Morris A. Gordon, a research scientist and professor, died March 1st at Springmoor Life Care Retirement Community in Raleigh, NC. He was one month shy of his 94th birthday.
Dr. Gordon retired in 1987 after 29 years of New York Department of Health, most of that time as Director of the Laboratories of Mycology and then as Chief of the Laboratory for Clinical Microbiology. Among his many innovations in clinical microbiology were invention of the latex agglutination test for Cryptococcus; initiating application of florescent antibody techniques to mycology; discovering that soil was the natural habitat of many medically important fungi; and recognizing Dermatophilus infection for the first time in North America and reporting the first human cases in the world. He co-authored "Laboratory Identification of Pathogenic Fungi Simplified," and was author of more than 130 articles published in scientific journals and books. While in Albany, Dr. Gordon also served as Research Professor at Albany Medical College and Consultant in Mycology to the Veterans Hospital. He held a number of offices in professional organizations including the Presidency of the Medical Mycological Society of the Americas from 1978 to 1979. In 1988 that organization honored him with the prestigious Rhoda Benham Award.
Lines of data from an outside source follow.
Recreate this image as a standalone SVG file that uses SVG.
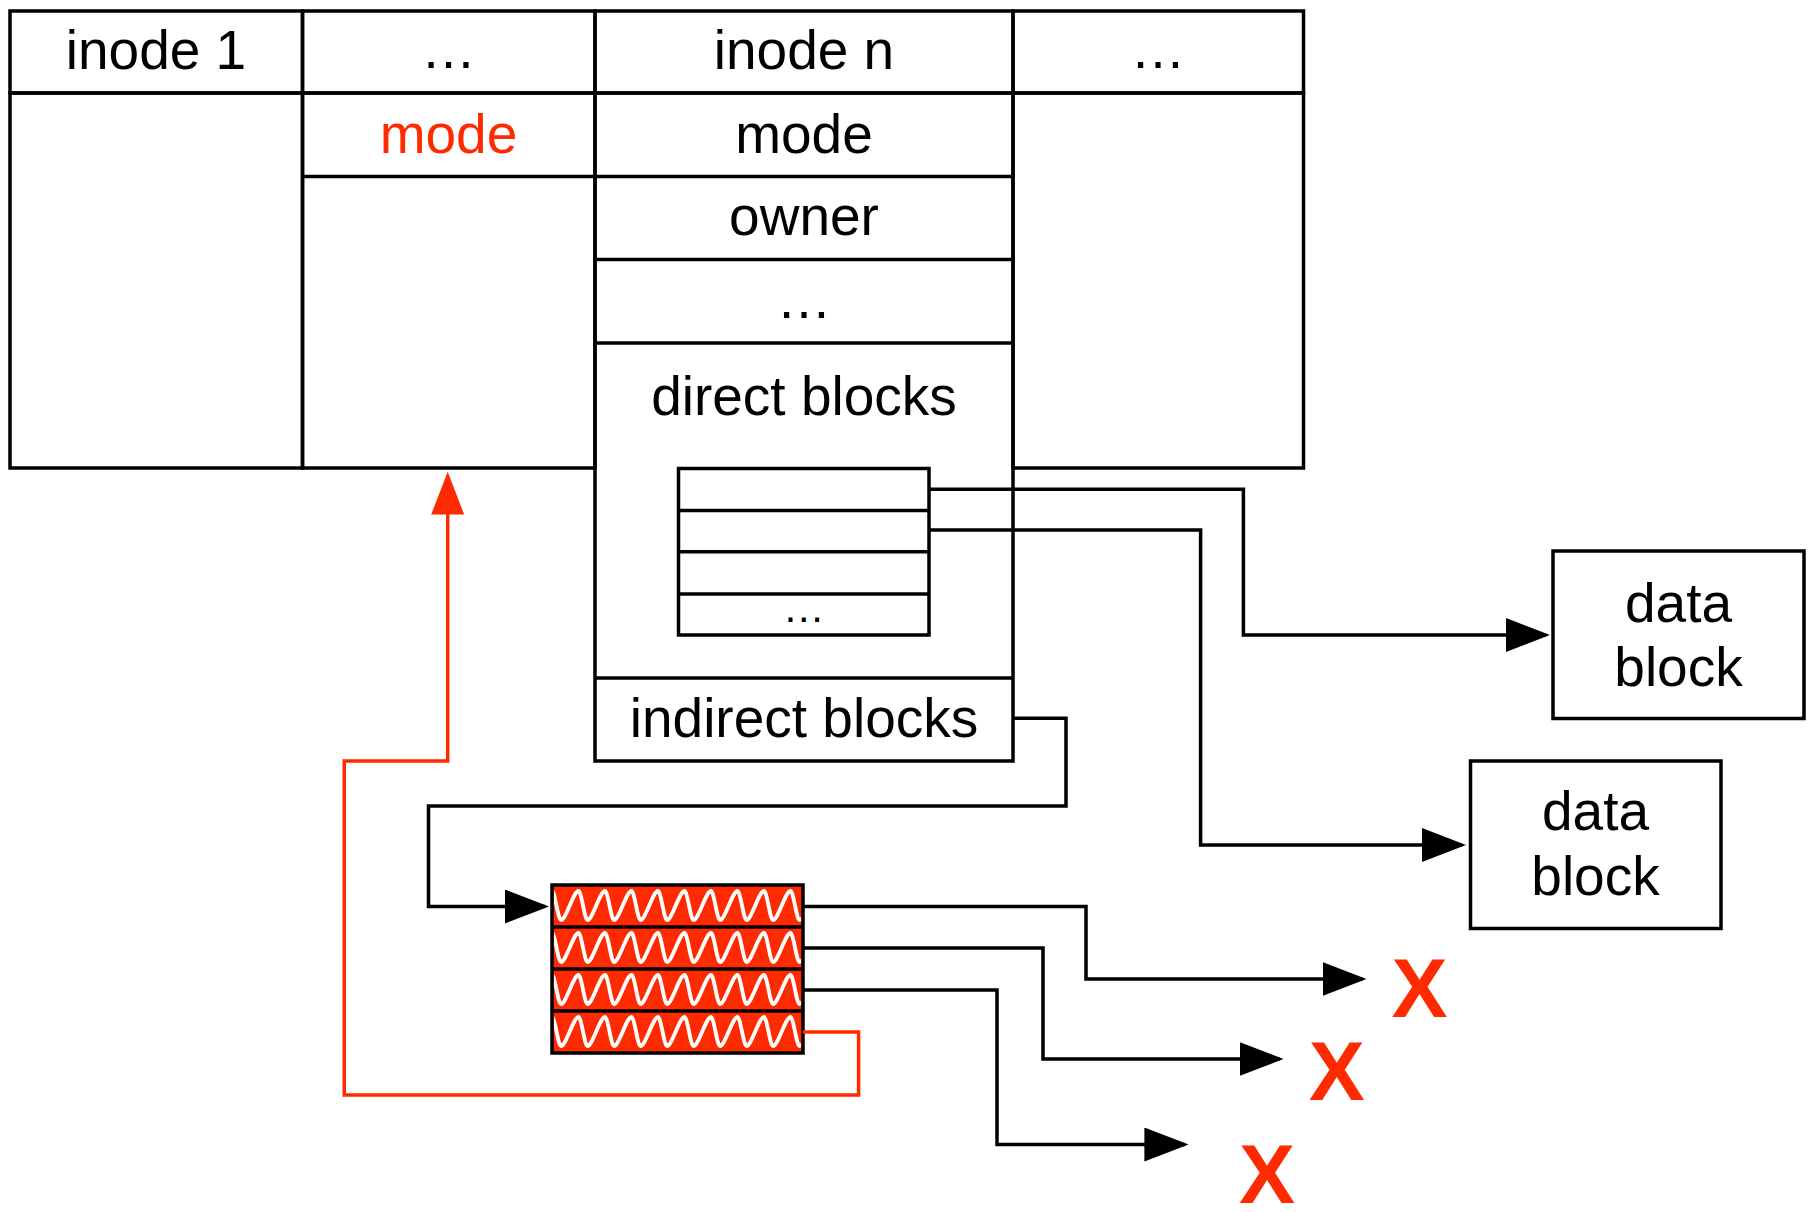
<svg xmlns="http://www.w3.org/2000/svg" width="1817" height="1212" viewBox="0 0 1817 1212">
  <style>
    .cell { fill: none; stroke: #000; stroke-width: 3.5; }
    .lbl { font-family: "Liberation Sans", Arial, Helvetica, sans-serif; font-size: 55px; text-anchor: middle; fill: #000; }
    .hot { fill: #ff2a00; }
    .cross { font-family: "Liberation Sans", Arial, Helvetica, sans-serif; font-size: 84px; font-weight: bold; text-anchor: middle; fill: #ff2a00; }
    .wire { fill: none; stroke: #000; stroke-width: 3.5; stroke-linejoin: miter; }
    .wire-red { fill: none; stroke: #ff2a00; stroke-width: 3.5; }
    .squiggle { fill: none; stroke: #fff; stroke-width: 3.8; stroke-linecap: round; }
  </style>
  <defs>
    <marker id="arrow" viewBox="0 0 44 34" refX="40" refY="17" markerWidth="44" markerHeight="34" markerUnits="userSpaceOnUse" orient="auto">
      <path d="M0,0 L44,17 L0,34 z" fill="#000"/>
    </marker>
    <marker id="arrow-red" viewBox="0 0 44 34" refX="40" refY="17" markerWidth="43" markerHeight="33" markerUnits="userSpaceOnUse" orient="auto">
      <path d="M0,0 L44,17 L0,34 z" fill="#ff2a00"/>
    </marker>
    <clipPath id="freed-clip">
      <rect x="553.75" y="886.75" width="247.5" height="164.5"/>
    </clipPath>
    <!-- one row of the scribbled-out pointer block: steep down strokes, leaning up strokes -->
    <path id="wave" class="squiggle" d="M552,891
      c3,0 6,29 9,29 c5,0 12.5,-29 17.5,-29
      c3,0 6,29 9,29 c5,0 12.5,-29 17.5,-29
      c3,0 6,29 9,29 c5,0 12.5,-29 17.5,-29
      c3,0 6,29 9,29 c5,0 12.5,-29 17.5,-29
      c3,0 6,29 9,29 c5,0 12.5,-29 17.5,-29
      c3,0 6,29 9,29 c5,0 12.5,-29 17.5,-29
      c3,0 6,29 9,29 c5,0 12.5,-29 17.5,-29
      c3,0 6,29 9,29 c5,0 12.5,-29 17.5,-29
      c3,0 6,29 9,29 c5,0 12.5,-29 17.5,-29
      c3,0 6,29 9,29 c5,0 12.5,-29 17.5,-29"/>
  </defs>

  <rect x="0" y="0" width="1817" height="1212" fill="#fff"/>

  <!-- inode table -->
  <g id="inode-1">
    <rect class="cell" x="10" y="11" width="292.5" height="82"/>
    <rect class="cell" x="10" y="93" width="292.5" height="375"/>
    <text class="lbl" x="156" y="69">inode 1</text>
  </g>

  <g id="inode-gap-left">
    <rect class="cell" x="302.5" y="11" width="292.5" height="82"/>
    <rect class="cell" x="302.5" y="93" width="292.5" height="375"/>
    <line class="cell" x1="302.5" y1="176.5" x2="595" y2="176.5"/>
    <text class="lbl" x="448.5" y="68">…</text>
    <text class="lbl hot" x="448.5" y="153">mode</text>
  </g>

  <g id="inode-n">
    <rect class="cell" x="595" y="11" width="418" height="82"/>
    <rect class="cell" x="595" y="93" width="418" height="668"/>
    <line class="cell" x1="595" y1="176.5" x2="1013" y2="176.5"/>
    <line class="cell" x1="595" y1="259.5" x2="1013" y2="259.5"/>
    <line class="cell" x1="595" y1="343" x2="1013" y2="343"/>
    <line class="cell" x1="595" y1="678" x2="1013" y2="678"/>
    <text class="lbl" x="804" y="69">inode n</text>
    <text class="lbl" x="804" y="153">mode</text>
    <text class="lbl" x="804" y="235">owner</text>
    <text class="lbl" x="804" y="318">…</text>
    <text class="lbl" x="804" y="415">direct blocks</text>
    <text class="lbl" x="804" y="737">indirect blocks</text>
  </g>

  <g id="inode-gap-right">
    <rect class="cell" x="1013" y="11" width="290.5" height="82"/>
    <rect class="cell" x="1013" y="93" width="290.5" height="375"/>
    <text class="lbl" x="1158" y="68">…</text>
  </g>

  <!-- direct block pointers -->
  <g id="direct-pointers">
    <rect class="cell" x="678.5" y="468.5" width="250.5" height="166.5"/>
    <line class="cell" x1="678.5" y1="510.5" x2="929" y2="510.5"/>
    <line class="cell" x1="678.5" y1="551.7" x2="929" y2="551.7"/>
    <line class="cell" x1="678.5" y1="594" x2="929" y2="594"/>
    <text class="lbl" x="803.7" y="622" style="font-size:42px">…</text>
  </g>

  <g id="data-block-1">
    <rect class="cell" x="1553" y="551" width="251" height="167.5"/>
    <text class="lbl" x="1678.5" y="622">data</text>
    <text class="lbl" x="1678.5" y="686">block</text>
  </g>

  <g id="data-block-2">
    <rect class="cell" x="1470.5" y="761" width="250.5" height="167.5"/>
    <text class="lbl" x="1595.5" y="830">data</text>
    <text class="lbl" x="1595.5" y="895">block</text>
  </g>

  <!-- freed indirect block, scribbled out -->
  <g id="indirect-block">
    <rect class="hot" x="552" y="885" width="251" height="168"/>
    <g clip-path="url(#freed-clip)">
      <use href="#wave"/>
      <use href="#wave" transform="translate(0,42)"/>
      <use href="#wave" transform="translate(0,84)"/>
      <use href="#wave" transform="translate(0,126)"/>
    </g>
    <rect class="cell" x="552" y="885" width="251" height="168"/>
    <line class="cell" x1="552" y1="927" x2="803" y2="927"/>
    <line class="cell" x1="552" y1="969" x2="803" y2="969"/>
    <line class="cell" x1="552" y1="1011" x2="803" y2="1011"/>
  </g>

  <g id="lost-targets">
    <text class="cross" x="1419.5" y="1017">X</text>
    <text class="cross" x="1336.7" y="1100">X</text>
    <text class="cross" x="1267" y="1203">X</text>
  </g>

  <!-- pointers -->
  <g id="connectors">
    <path class="wire" d="M929,489.3 H1243.4 V635 H1546" marker-end="url(#arrow)"/>
    <path class="wire" d="M929,530 H1200.6 V845 H1462" marker-end="url(#arrow)"/>
    <path class="wire" d="M1013,718.3 H1066 V806 H428.5 V906.5 H545" marker-end="url(#arrow)"/>
    <path class="wire" d="M803,906.5 H1086 V979 H1362.5" marker-end="url(#arrow)"/>
    <path class="wire" d="M803,948 H1043 V1059 H1279.6" marker-end="url(#arrow)"/>
    <path class="wire" d="M803,990 H997 V1144.5 H1184.4" marker-end="url(#arrow)"/>
    <path class="wire-red" d="M803,1032 H858.6 V1095 H344.3 V761 H447.7 V475.7" marker-end="url(#arrow-red)"/>
  </g>
</svg>
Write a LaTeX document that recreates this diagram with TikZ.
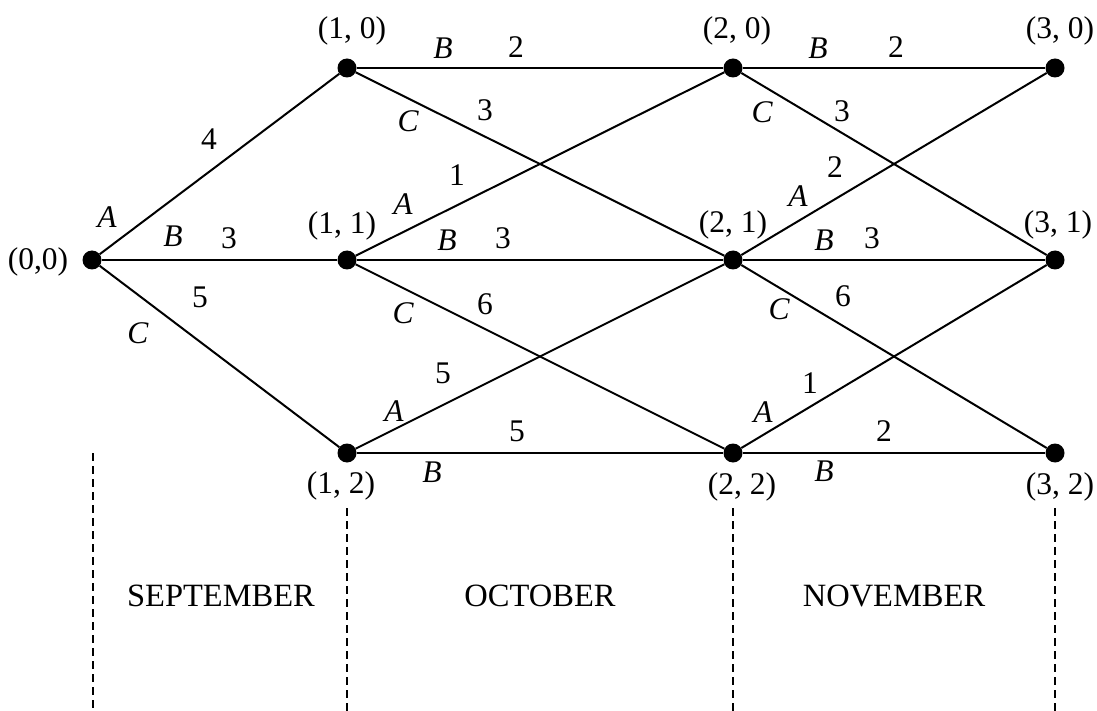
\documentclass[tikz,border=0pt]{standalone}
\usepackage{fontspec}
\setmainfont{Liberation Serif}
\begin{document}
\begin{tikzpicture}[x=1pt,y=-1pt,
  dot/.style={circle,fill=black,inner sep=0pt,minimum size=19pt},
  edge/.style={line width=2pt},
  sep/.style={line width=1.1pt,dash pattern=on 8pt off 5pt},
  txt/.style={inner sep=0pt,font=\fontsize{31.5}{36}\selectfont},
  itl/.style={inner sep=0pt,font=\fontsize{31.5}{36}\selectfont\itshape},
  month/.style={inner sep=0pt,font=\fontsize{32.5}{37}\selectfont}]
\useasboundingbox (0,0) rectangle (1097,711);
% nodes
\node[dot] (n00) at (92,260) {};
\node[dot] (n10) at (347,68) {};
\node[dot] (n11) at (347,260) {};
\node[dot] (n12) at (347,453) {};
\node[dot] (n20) at (733,68) {};
\node[dot] (n21) at (733,260) {};
\node[dot] (n22) at (733,453) {};
\node[dot] (n30) at (1055,68) {};
\node[dot] (n31) at (1055,260) {};
\node[dot] (n32) at (1055,453) {};
% edges
\draw[edge] (n00) -- (n10);
\draw[edge] (n00) -- (n11);
\draw[edge] (n00) -- (n12);
\draw[edge] (n10) -- (n20);
\draw[edge] (n10) -- (n21);
\draw[edge] (n11) -- (n20);
\draw[edge] (n11) -- (n21);
\draw[edge] (n11) -- (n22);
\draw[edge] (n12) -- (n21);
\draw[edge] (n12) -- (n22);
\draw[edge] (n20) -- (n30);
\draw[edge] (n20) -- (n31);
\draw[edge] (n21) -- (n30);
\draw[edge] (n21) -- (n31);
\draw[edge] (n21) -- (n32);
\draw[edge] (n22) -- (n31);
\draw[edge] (n22) -- (n32);
% node labels
\node[txt] (l00) at (38,262) {(0,0)};
\node[txt] (l10) at (352,31) {(1, 0)};
\node[txt] (l20) at (737,31) {(2, 0)};
\node[txt] (l30) at (1060,31) {(3, 0)};
\node[txt] (l11) at (342,226) {(1, 1)};
\node[txt] (l21) at (733,225) {(2, 1)};
\node[txt] (l31) at (1058,225) {(3, 1)};
\node[txt] (l12) at (341,486) {(1, 2)};
\node[txt] (l22) at (742,487) {(2, 2)};
\node[txt] (l32) at (1060,487) {(3, 2)};
% edge labels, first stage
\node[txt] (w1) at (209,139) {4};
\node[itl] (a1) at (107,217) {A};
\node[itl] (b1) at (173,236) {B};
\node[txt] (w2) at (229,238) {3};
\node[txt] (w3) at (200,297) {5};
\node[itl] (c1) at (138,333) {C};
% second stage
\node[itl] (b2) at (443,48) {B};
\node[txt] (w4) at (516,47) {2};
\node[itl] (c2) at (408,121) {C};
\node[txt] (w5) at (485,110) {3};
\node[txt] (w6) at (457,175) {1};
\node[itl] (a2) at (403,204) {A};
\node[itl] (b3) at (447,240) {B};
\node[txt] (w7) at (503,238) {3};
\node[itl] (c3) at (403,313) {C};
\node[txt] (w8) at (485,304) {6};
\node[txt] (w9) at (443,373) {5};
\node[itl] (a3) at (394,411) {A};
\node[txt] (w10) at (517,431) {5};
\node[itl] (b4) at (432,472) {B};
% third stage
\node[itl] (b5) at (818,48) {B};
\node[txt] (w11) at (896,47) {2};
\node[itl] (c4) at (762,112) {C};
\node[txt] (w12) at (842,111) {3};
\node[txt] (w13) at (835,167) {2};
\node[itl] (a4) at (798,196) {A};
\node[itl] (b6) at (824,240) {B};
\node[txt] (w14) at (872,238) {3};
\node[itl] (c5) at (779,309) {C};
\node[txt] (w15) at (843,296) {6};
\node[txt] (w16) at (810,383) {1};
\node[itl] (a5) at (763,412) {A};
\node[txt] (w17) at (884,431) {2};
\node[itl] (b7) at (824,471) {B};
% separators
\coordinate (s0t) at (93,453);
\coordinate (s0b) at (93,711);
\coordinate (s1t) at (347,508);
\coordinate (s1b) at (347,711);
\coordinate (s2t) at (733,508);
\coordinate (s2b) at (733,711);
\coordinate (s3t) at (1055,508);
\coordinate (s3b) at (1055,711);
\draw[sep] (s0t) -- (s0b);
\draw[sep] (s1t) -- (s1b);
\draw[sep] (s2t) -- (s2b);
\draw[sep] (s3t) -- (s3b);
% months
\node[month] (m1) at (221,596) {SEPTEMBER};
\node[month] (m2) at (540,596) {OCTOBER};
\node[month] (m3) at (894,596) {NOVEMBER};
\end{tikzpicture}
\end{document}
Morris Aaron Gordon was born in Waterbury, Connecticut, in 1920, received a B.S. degree from City College of New York in 1940 and an M.S. from the University of Chicago in 1942. He served in the U.S. Army from 1942 to1946 before earning a Ph.D. from Duke University in 1949. Early in his career he work at the Communicable Disease Center (now Centers for Disease Control and Prevention) in Atlanta, then as a Biological Warfare Specialist at Ft. McClellan, Alabama. From 1955 to 1959, he was on the faculty at the Medical College of Charleston, SC. He was a member of Phi Beta Kappa and Sigma Xi.
Survivors include his children, Barbara Gordon of Frederick, MD, David Gordon (Annie) of Northfield, MA and Sarah Gordon (James) of Sloatsburg, NY, his granddaughter, Nora Gordon of Brattleboro, VT, and his best friend for 39 years, Toni Meyer of Raleigh.